The organizers of the event made a concerted effort to bring together artists from various backgrounds, both locally and nationally. In a surprising turn, international artists from Canada and Ukraine were also featured, adding a touch of global influence to the exhibition. The collaborative effort demonstrated how Barbie is not only represented through the iconic dolls themselves but also through art sculptures and various other mediums.
Visitors Zakilya Smith and her daughter, Harlem Smith, were drawn to the exhibit after seeing a post about it on Instagram. Harlem was thrilled to discover one of her own Barbie dolls among the collection. This firsthand connection made the experience all the more special for the mother-daughter duo.
“Since we’ve been here, we’ve been blown away. It’s super creative, super beautiful,” Zakilya Smith said. “I didn’t have this exposure when I was growing up. It was all white dolls. My daughter has the Misty Copeland doll. I bought her two of them when they first came out because I wanted her to have a piece of history.”
Justice Blalock and Courtney Weatherspoon stumbled upon the exhibition during their outing and were captivated by the extensive range of Barbies on display. They marveled at the evolution of Barbie throughout history, noting the transition from predominantly white dolls to more diverse representations, including Black and Hispanic Barbies.
Blalock and Weatherspoon reminisced about their first Barbies as children.
“My mom bought me the Brandy Barbie doll when I was 4 years old,” Blalock said.
“My grandmother bought me my first Barbie,” Weatherspoon said. “I had the regular Barbies for a long time and then it was the Brats and then I started to get the Black ones.”

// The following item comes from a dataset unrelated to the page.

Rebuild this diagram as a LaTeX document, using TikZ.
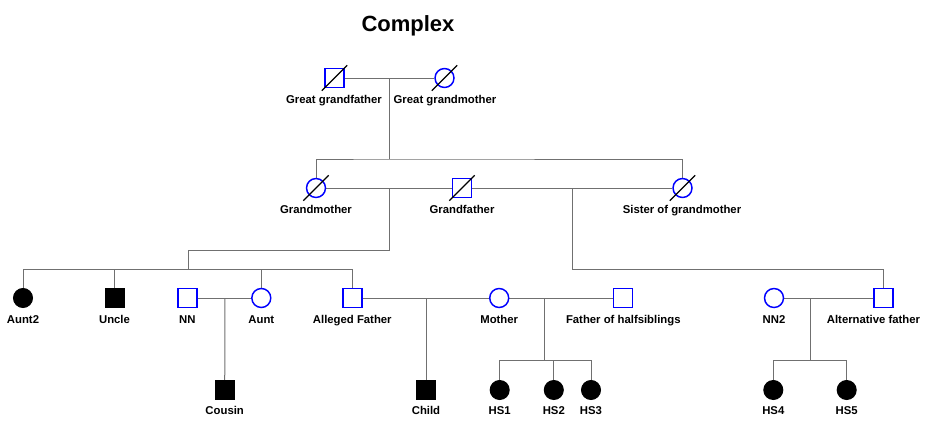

The exhibit featured several notable displays. The anniversary collection showcased milestone dolls, such as the first Black Barbie and the first Hispanic Barbie. The “Dolls Around the World” collection showcased Barbies from various African countries, emphasizing global representation. Career Barbies and super hero Barbies also took center stage, inspiring visitors with their empowering depictions.
The Barbies on display were personal pieces from Michael Williams’ family. Williams’ mother, who had two sons, began collecting Barbies in hopes of one day having a granddaughter to pass them onto. Williams’ son purchased the first Barbie from a store across from the Galleria Mall, and it quickly became a family tradition.
Eventually, Williams’ mother’s wish came true when Williams had a daughter.
“I wanted to make sure my daughter understood the value in these dolls. Maybe this could be something that she would one day be able to pass on to her grandkids. And I wanted her to understand the significance of what her grandmother was buying for her. So, as a family we all began collecting Barbies with my daughter. In the end, there were Barbies to play with and then there was Barbies to collect.
Barbie’s dedication to diversity has been evident from early on, with releases like “Barbie and Friends” and subsequent additions in 1980. The exhibition organizers acknowledged the profound impact of representation on self-perception, emphasizing Barbie’s role in promoting positivity and inclusivity across cultures and races.
One artist, Shalisa, envisioned a future-inspired Barbie influenced by the athletic prowess of Sha’Carri Richardson. Shalisa’s display included styled hair, real nails, and jewelry. Her display captured the essence of empowerment. Shalisa, a talented nail technician, drew inspiration from her own profession to bring this unique vision to life.
Andrea Pitts witnessed the transformative power of these dolls firsthand. Growing up, her mother made sure she and her sister had Barbies that reflected their identities.
“One of the first Barbies I had was from the wonderful world of Shani,” Pitts said. “Shani was pivotal as Barbie grew and became accessible to all girls. Representation was very important for me as a little girl. My mother always bought my sister and I Black dolls. This allowed us to further use our imagination while playing. Barbie had 135 jobs, so I saw that I could do whatever I want to do,” Pitts said.
The Barbie exhibition served as a testament to the enduring influence of this iconic doll. It demonstrated how Barbie has evolved over time to embrace diversity, empower young minds, and inspire generations.